Unable to solve the big problems facing the country, Ziad Baroud, Suleiman's choice to lead the powerful Ministry of the Interior, began focusing on problems that might actually make a difference in the lives of average Lebanese. In particular, the police began cracking down on the single biggest cause of death in the country: not terrorism, or war, but traffic accidents. After years without traffic enforcement, Lebanon's roads were dysfunctional and dangerous, with stoplights often ignored and one-way traffic directions optional, and too many drivers acting like they're on the Autobahn. So the police began setting up seat-belt checkpoints and speed traps, enforcing motor vehicle inspections, and ending corrupt practices such as the sale of drivers' licenses. (See pictures of Lebanon's refugees as they try to rebuild their lives.)

The Suleiman era is changing other parts of Lebanese life as well. With the cooperation of both Hizballah and the United States, the Lebanese have begun modernizing an armed forces so weak and poorly-equipped that when it tried to put down a jihadist uprising in 2007, it had to hand roll bombs off of vintage Vietnam-era helicopters. In the past, such a weak Lebanese army was in the best interest of all the major regional players — from Iran and Syria to Israel and the U.S. — who used the country as a battlefield to settle their own scores. But there is an emerging consensus on all sides that Lebanon needs its own sovereign security forces to keep the country from being inundated by the Sunni jihadist insurgents who pose a threat both to American interests and to the Shi'a Lebanese who support Hizballah. So Lebanon has been receiving Russian weapons and American military aid, mostly focused on tactics and systems to secure its borders and fight international terrorism.

Meanwhile, the country has for now managed to avoid the worst of the global financial crisis, thanks to the conservative policies of its central bank governor, Riad Salame, who banned the exotic financial instruments and over-leveraged practices that became common in the rest of the world. While Salame took office before President Suleiman came to power, the validation of his banking policies are adding further shine to the reputations of the country's non-partisan officials. Suddenly, Lebanon feels like an island of stability in a world upside down.
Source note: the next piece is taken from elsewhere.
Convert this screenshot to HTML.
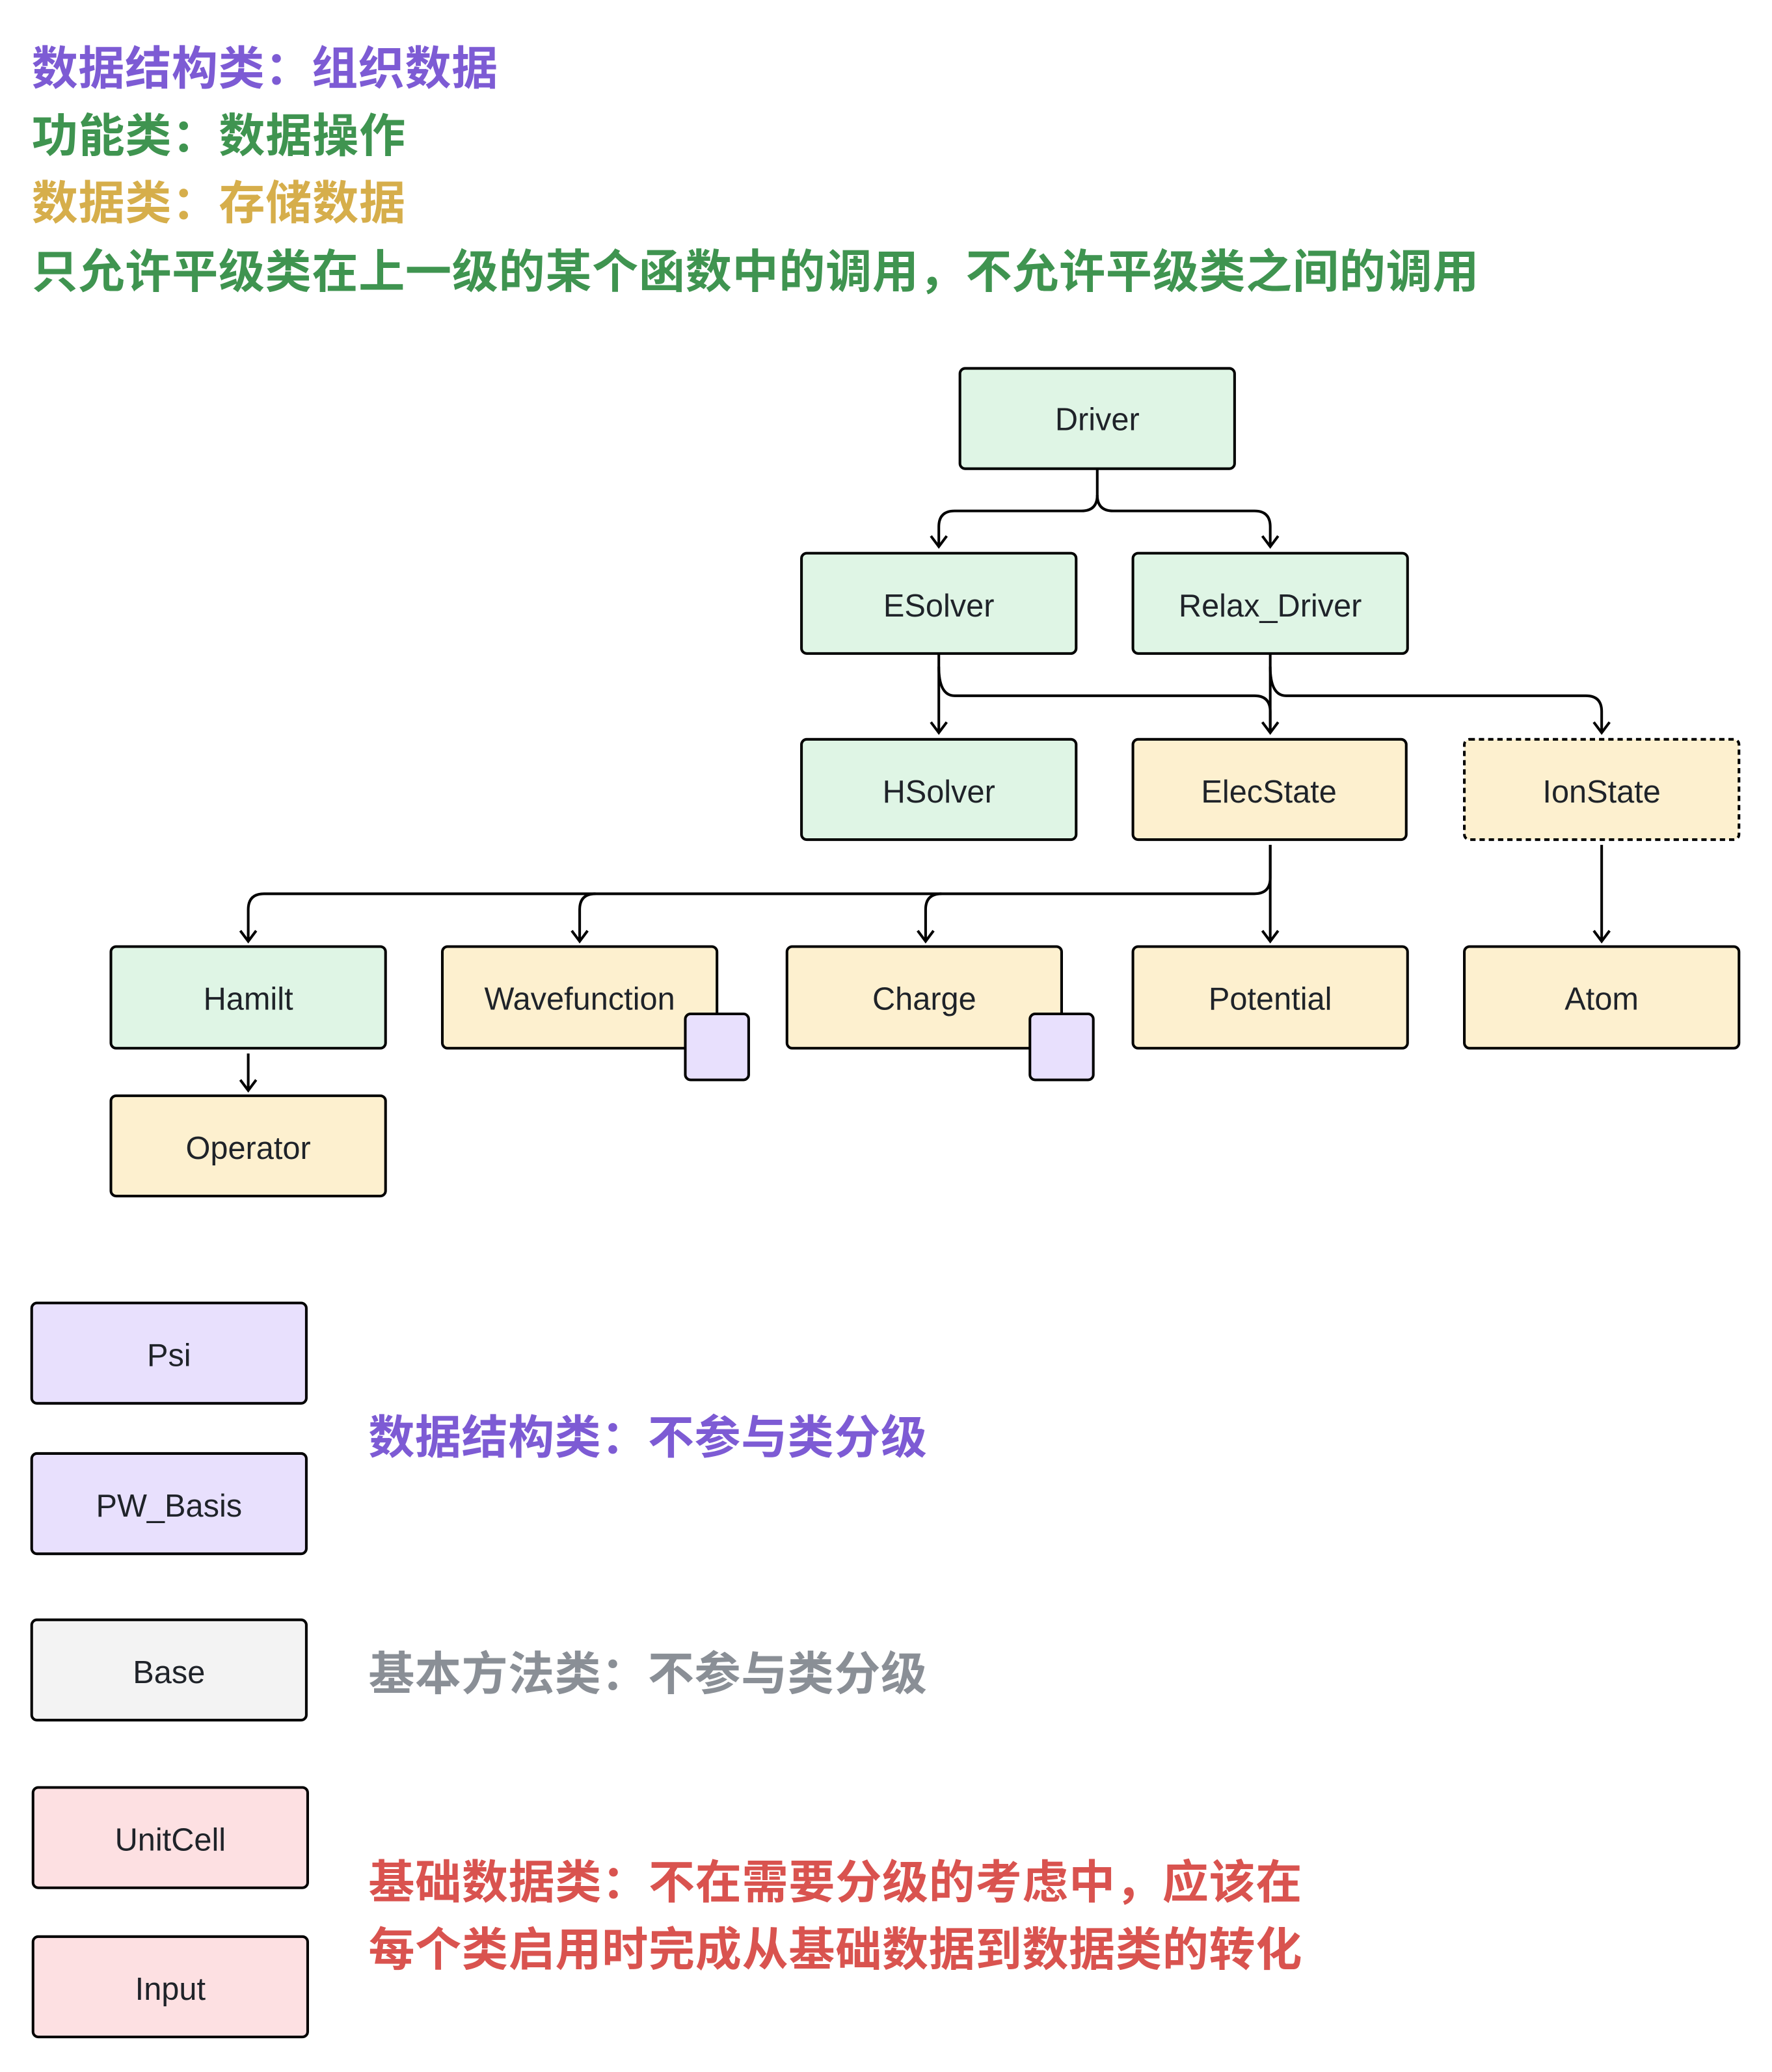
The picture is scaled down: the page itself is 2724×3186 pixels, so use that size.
<!DOCTYPE html>
<html><head><meta charset="utf-8"><style>
html,body{margin:0;padding:0;background:#fff;}
svg{display:block;}
text{font-family:"Liberation Sans","Noto Sans CJK SC",sans-serif;}
.t{font-size:35px;font-weight:bold;}
.b{font-size:24px;fill:#1f2329;text-anchor:middle;dominant-baseline:central;}
.l{fill:none;stroke:#000;stroke-width:2;}
</style></head><body>
<svg width="2724" height="3186" viewBox="0 0 1342 1569.5" xmlns="http://www.w3.org/2000/svg">
<rect width="1342" height="1569.5" fill="#fff"/>
<text class="t" x="24" y="64" fill="#7d5bd4" textLength="353">数据结构类：组织数据</text>
<text class="t" x="24" y="115" fill="#3f9450" textLength="283">功能类：数据操作</text>
<text class="t" x="24" y="166" fill="#d6ae4b" textLength="283">数据类：存储数据</text>
<text class="t" x="24" y="218" fill="#3f9450" textLength="1096">只允许平级类在上一级的某个函数中的调用，不允许平级类之间的调用</text>

<g class="l">
<path d="M831 355 V375 Q831 387 819 387 H723 Q711 387 711 399 V414"/>
<path d="M831 375 Q831 387 843 387 H950 Q962 387 962 399 V414"/>
<path d="M711 495 V555"/>
<path d="M711 505 Q711 527 723 527 H950 Q962 527 962 539 V555"/>
<path d="M962 495 V555"/>
<path d="M962 505 Q962 527 974 527 H1201 Q1213 527 1213 539 V555"/>
<path d="M962 640 V713"/>
<path d="M962 640 V665 Q962 677 950 677 H200 Q188 677 188 689 V713"/>
<path d="M451 677 Q439 677 439 689 V713"/>
<path d="M713 677 Q701 677 701 689 V713"/>
<path d="M1213 640 V713"/>
<path d="M188 798 V826"/>
<path d="M705 406 L711 414 L717 406 M956 406 L962 414 L968 406 M705 547 L711 555 L717 547 M956 547 L962 555 L968 547 M1207 547 L1213 555 L1219 547 M956 705 L962 713 L968 705 M182 705 L188 713 L194 705 M433 705 L439 713 L445 705 M695 705 L701 713 L707 705 M1207 705 L1213 713 L1219 705 M182 818 L188 826 L194 818"/>
</g>

<g stroke="#000" stroke-width="2">
<rect x="727" y="279" width="208" height="76" rx="4" fill="#dff5e5"/>
<rect x="607" y="419" width="208" height="76" rx="4" fill="#dff5e5"/>
<rect x="858" y="419" width="208" height="76" rx="4" fill="#dff5e5"/>
<rect x="607" y="560" width="208" height="76" rx="4" fill="#dff5e5"/>
<rect x="858" y="560" width="207" height="76" rx="4" fill="#fdf0cf"/>
<rect x="1109" y="560" width="208" height="76" rx="4" fill="#fdf0cf" stroke-dasharray="4 3"/>
<rect x="84" y="717" width="208" height="77" rx="4" fill="#dff5e5"/>
<rect x="335" y="717" width="208" height="77" rx="4" fill="#fdf0cf"/>
<rect x="596" y="717" width="208" height="77" rx="4" fill="#fdf0cf"/>
<rect x="858" y="717" width="208" height="77" rx="4" fill="#fdf0cf"/>
<rect x="1109" y="717" width="208" height="77" rx="4" fill="#fdf0cf"/>
<rect x="519" y="768" width="48" height="50" rx="4" fill="#e8e0fd"/>
<rect x="780" y="768" width="48" height="50" rx="4" fill="#e8e0fd"/>
<rect x="84" y="830" width="208" height="76" rx="4" fill="#fdf0cf"/>
<rect x="24" y="987" width="208" height="76" rx="4" fill="#e8e0fd"/>
<rect x="24" y="1101" width="208" height="76" rx="4" fill="#e8e0fd"/>
<rect x="24" y="1227" width="208" height="76" rx="4" fill="#f3f3f3"/>
<rect x="25" y="1354" width="208" height="76" rx="4" fill="#fde0e2"/>
<rect x="25" y="1467" width="208" height="76" rx="4" fill="#fde0e2"/>
</g>

<text class="b" x="831" y="318">Driver</text>
<text class="b" x="711" y="459">ESolver</text>
<text class="b" x="962" y="459">Relax_Driver</text>
<text class="b" x="711" y="600">HSolver</text>
<text class="b" x="961" y="600">ElecState</text>
<text class="b" x="1213" y="600">IonState</text>
<text class="b" x="188" y="757">Hamilt</text>
<text class="b" x="439" y="757">Wavefunction</text>
<text class="b" x="700" y="757">Charge</text>
<text class="b" x="962" y="757">Potential</text>
<text class="b" x="1213" y="757">Atom</text>
<text class="b" x="188" y="870">Operator</text>
<text class="b" x="128" y="1027">Psi</text>
<text class="b" x="128" y="1141">PW_Basis</text>
<text class="b" x="128" y="1267">Base</text>
<text class="b" x="129" y="1394">UnitCell</text>
<text class="b" x="129" y="1507">Input</text>

<text class="t" x="279" y="1101" fill="#7d5bd4" textLength="423">数据结构类：不参与类分级</text>
<text class="t" x="279" y="1280" fill="#8a8f96" textLength="423">基本方法类：不参与类分级</text>
<text class="t" x="279" y="1438" fill="#d9534f" textLength="707">基础数据类：不在需要分级的考虑中，应该在</text>
<text class="t" x="279" y="1489" fill="#d9534f" textLength="707">每个类启用时完成从基础数据到数据类的转化</text>
</svg>
</body></html>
Taken together, the Suleiman team is hoping that it can do to Lebanon what American mayors such as Rudolph Giuliani did for American cities in the 1990's. Employing a "broken window" theory of governance, they are hoping that by restoring law and order to the basic parts of public life, they can create an appetite among all Lebanese for law and order in all aspects of government.

Unfortunately, Suleiman and his caretaker team probably won't have enough time to make a real dent in Lebanon's political culture. Parliamentary elections scheduled for June are likely to reopen all the old wounds. Both sides seem unprepared to return to the status quo. Hizballah no longer trusts its rivals to leave the group's military infrastructure untouched. And the American-supported coalition is busy scaring voters with dire scenarios of what will happen if the Hizballah opposition wins enough seats to form its own government: international sanctions and isolation akin to what happened when Hamas rose to power in Gaza.

In the end, Lebanon's fate is out of the hands of even its best and brightest. While tempers may remain calm as leaders in Washington and Tehran test the waters of engagement, Lebanon can't have a separate peace of its own for long. So there's one more reason for Lebanese to fasten their seat belts: if the Obama administration can't pull off a regional peace deal, there may well be another civil war.